Through the years, the lengths some teams have gone to answer questions has become legendary, all in the hopes of winning an equally trivial prize such as package of chicken Ramen noodles, a pink flamingo lawn ornament or a squirrel pelt. In 1992, two off-campus teams ended up tied after the 50-hour marathon, so the Trivia Masters did the equitable thing: they split the first-place prize. A used violin case was cut in half and each received six months off a calendar of Paul McCartney art.

"We'll call just about anywhere in the world," says Appleton's Pat Branson, who did just that in 1998, waking an unsuspecting Ray Boldt in Birmingham, England in the wee hours of the morning to ask him what he did on an unnamed BBC program on April 19, 1979. With 100 points at stake, an international phone call was a small price to pay for the notoriety that comes with answering a Super Garruda. Calling England was nothing new to Branson, who had previously dialed up Buckingham Palace and London's Hard Rock Cafe in search of answers (both successful).
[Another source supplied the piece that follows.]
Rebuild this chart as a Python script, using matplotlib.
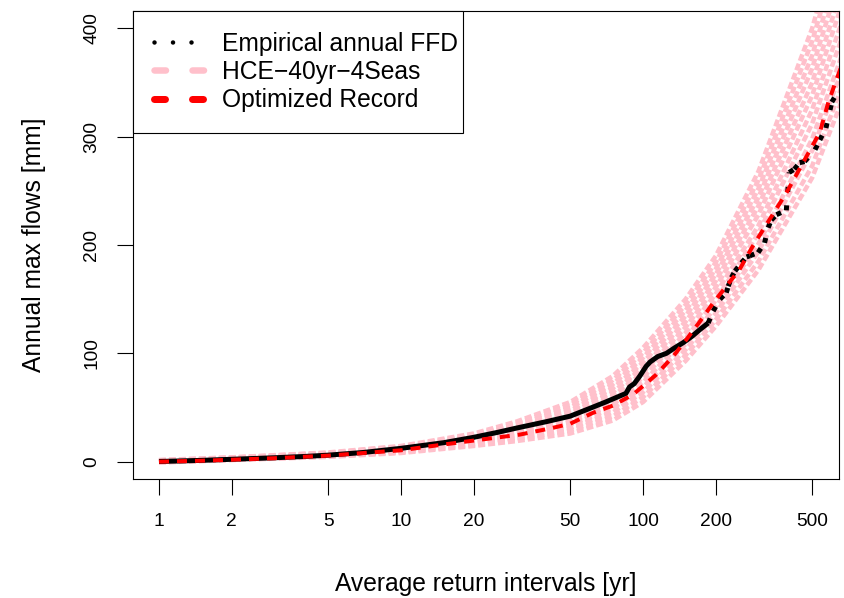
import numpy as np
import matplotlib
matplotlib.use("Agg")
import matplotlib.pyplot as plt
from matplotlib.collections import LineCollection
from matplotlib.lines import Line2D
from matplotlib.patches import Rectangle
from matplotlib.ticker import NullLocator

plt.rcParams['font.family'] = ['Liberation Sans', 'DejaVu Sans']

# ---------------- data ----------------
# Empirical annual flood frequency distribution: densely sampled lower part
emp_T = [1.0, 1.2, 1.5, 2, 3, 4, 5, 7, 10, 15, 20, 25, 30, 40, 50, 60, 70,
         80, 85, 88, 92, 97, 103, 107, 115, 125, 135, 147, 160, 172, 186]
emp_Q = [0.2, 0.6, 1.2, 2.2, 3.6, 4.8, 6.0, 8.5, 12.3, 17.5, 22.5, 27, 31, 37,
         42, 49, 55, 60.5, 63, 69, 72, 79, 88, 92, 97, 100, 105, 110, 116, 122, 128]
# ...and the sparse upper tail (largest events)
tail_T = [186, 195, 208, 221, 225, 232, 240, 255, 268, 276, 299, 318, 329, 339,
          356, 391, 402, 422, 444, 465, 514, 538, 570, 603, 645]
tail_Q = [128, 139, 150, 156, 162, 170, 176, 183.5, 189, 190, 193, 202, 216,
          223, 228, 232, 267, 270, 276, 277, 288, 297, 308, 332, 343]

# HCE-40yr-4Seas ensemble members
hce_T = [1, 2, 5, 10, 20, 30, 50, 75, 100, 150, 200, 300, 500, 800]
hce_members = [
    [-0.8, 1.5, 4.4, 8.0, 14.5, 19.0, 26.0, 38.0, 55.0, 93.0, 125, 177, 262, 380],
    [-0.6, 1.7, 4.8, 8.6, 15.6, 20.6, 28.8, 41.7, 59.5, 98.2, 131, 185, 273, 395],
    [-0.5, 1.9, 5.2, 9.1, 16.5, 22.2, 31.0, 45.5, 64.1, 103.4, 137, 194, 287, 410],
    [-0.3, 2.2, 5.5, 9.8, 17.7, 23.8, 34.0, 49.2, 68.6, 108.5, 143, 201, 298, 426],
    [-0.1, 2.4, 5.9, 10.3, 18.5, 25.4, 36.5, 52.9, 73.2, 113.7, 149, 211, 312, 444],
    [0.1, 2.6, 6.3, 11.0, 19.8, 27.0, 39.0, 56.6, 77.7, 118.9, 155, 218, 325, 460],
    [0.3, 2.9, 6.7, 11.6, 20.7, 28.6, 42.0, 60.4, 82.3, 124.1, 161, 228, 338, 478],
    [0.6, 3.1, 7.0, 12.1, 21.9, 30.2, 44.5, 64.1, 86.8, 129.3, 167, 236, 350, 494],
    [0.8, 3.3, 7.4, 12.8, 22.9, 31.8, 47.0, 67.8, 91.4, 134.5, 173, 244, 363, 511],
    [1.0, 3.6, 7.8, 13.3, 23.8, 33.4, 50.0, 71.5, 95.9, 139.6, 178, 252, 375, 527],
    [1.3, 3.8, 8.1, 13.9, 25.0, 35.2, 52.5, 75.3, 100.5, 144.8, 184, 260, 388, 544],
    [1.5, 4.0, 8.5, 14.5, 26.0, 37.0, 55.0, 79.0, 105.0, 150.0, 190, 268, 400, 560],
]

# Optimized record
opt_T = [1, 1.5, 2, 3, 5, 10, 13, 20, 31, 42, 50, 62, 75, 91, 113, 133, 151,
         172, 195, 221, 250, 284, 391, 491, 538, 582, 630, 700]
opt_Q = [0, 0.9, 1.8, 3.2, 5.6, 10.5, 14, 19.5, 25, 31, 35, 45, 51.7, 62, 80,
         97, 112.6, 129.5, 146.5, 162, 177, 198.8, 248, 288, 304, 331, 352.7, 380]

x_ticks = [1, 2, 5, 10, 20, 50, 100, 200, 500]
y_ticks = [0, 100, 200, 300, 400]
legend_labels = ["Empirical annual FFD", "HCE\u221240yr\u22124Seas", "Optimized Record"]

# ---------------- figure ----------------
W, H, DPI = 844, 598, 100
PT = 72.0 / DPI  # points per pixel

fig = plt.figure(figsize=(W / DPI, H / DPI), dpi=DPI)
L, R, T, B = 133, 838.7, 11, 479
ax = fig.add_axes([L / W, 1 - B / H, (R - L) / W, (B - T) / H])

PINK = '#FFC0CB'

for member in hce_members:
    ax.plot(hce_T, member, color=PINK, lw=4.5 * PT, linestyle=(0, (1.55, 0.67)),
            dash_capstyle='butt', zorder=1)

ax.plot(emp_T, emp_Q, color='black', lw=5 * PT, solid_capstyle='butt', zorder=2)
tail_segs = [[(tail_T[i], tail_Q[i]), (tail_T[i + 1], tail_Q[i + 1])]
             for i in range(len(tail_T) - 1)]
ax.add_collection(LineCollection(tail_segs, colors='black', linewidths=5 * PT,
                                 linestyles=[(0, (1.0, 2.7))], capstyle='butt',
                                 zorder=2))

ax.plot(opt_T, opt_Q, color='red', lw=4 * PT, linestyle=(0, (2.5, 2.0)),
        dash_capstyle='butt', zorder=3)

ax.set_xscale('log')
ax.set_xlim(10 ** -0.1074, 10 ** 2.8087)
ax.set_ylim(-16, 416)
ax.xaxis.set_minor_locator(NullLocator())
ax.set_xticks(x_ticks, labels=[str(v) for v in x_ticks])
ax.set_yticks(y_ticks, labels=[str(v) for v in y_ticks], rotation=90, va='center')
ax.tick_params(length=16 * PT, width=0.8, labelsize=13.8, colors='black')
ax.tick_params(axis='x', pad=13)
ax.tick_params(axis='y', pad=12)
for sp in ax.spines.values():
    sp.set_linewidth(0.8)
    sp.set_color('black')

fig.text((L + R) / 2 / W, 1 - 591 / H, "Average return intervals [yr]",
         ha='center', va='baseline', fontsize=17.7)
fig.text(41.5 / W, 1 - (T + B) / 2 / H, "Annual max flows [mm]", rotation=90,
         rotation_mode='anchor', ha='center', va='baseline', fontsize=17.7)

handles = [
    Line2D([], [], color='black', lw=4.5 * PT, linestyle=(0, (0.01, 4.1)),
           dash_capstyle='round'),
    Line2D([], [], color=PINK, lw=6.5 * PT, linestyle=(0, (1.77, 4.08)),
           dash_capstyle='round'),
    Line2D([], [], color='red', lw=7 * PT, linestyle=(0, (1.57, 3.86)),
           dash_capstyle='round'),
]
leg = ax.legend(handles, legend_labels, loc='upper left', bbox_to_anchor=(0, 1),
                borderaxespad=0, frameon=False,
                fontsize=17.7, handlelength=2.03, handletextpad=0.73,
                labelspacing=0.17, borderpad=0.85)
leg.set_zorder(5)

# legend box: tight on the right side of the text, as in base-graphics legends
fig.canvas.draw()
lb = leg.get_window_extent().transformed(ax.transAxes.inverted())
tb = max(t.get_window_extent().x1 for t in leg.get_texts())
right = ax.transAxes.inverted().transform((tb + 5, 0))[0]
ax.add_patch(Rectangle((0, lb.y0), right, 1 - lb.y0, transform=ax.transAxes,
                       facecolor='white', edgecolor='black', linewidth=0.8,
                       zorder=4.5, clip_on=False))

fig.savefig('out.png', dpi=DPI)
"We got Mr. Boldt out of bed," recalled Branson. "He didn't have any idea what we were talking about, but he was pleasant enough. We kept him on the line until the answer time period expired so other teams couldn't reach him. It was all very exciting."

In 2000, Brogan's team earned trivia contest notoriety by joining just the handful of teams that have managed to answer the Super Garruda question in the history of the contest.

Registration and a primer on the contest rules begins at 7 p.m. Jan. 19. At 10 p.m., Lawrence President Rik Warch will open the contest and uphold tradition by asking last year's Super Garruda question: In the James Bond movie, "The World is Not Enough," name the work of contemporary sculpture, and the artist who created it, that appears in the beginning chase scene.

Doesn't everyone know that it's "Puppy" by Jeff Koons?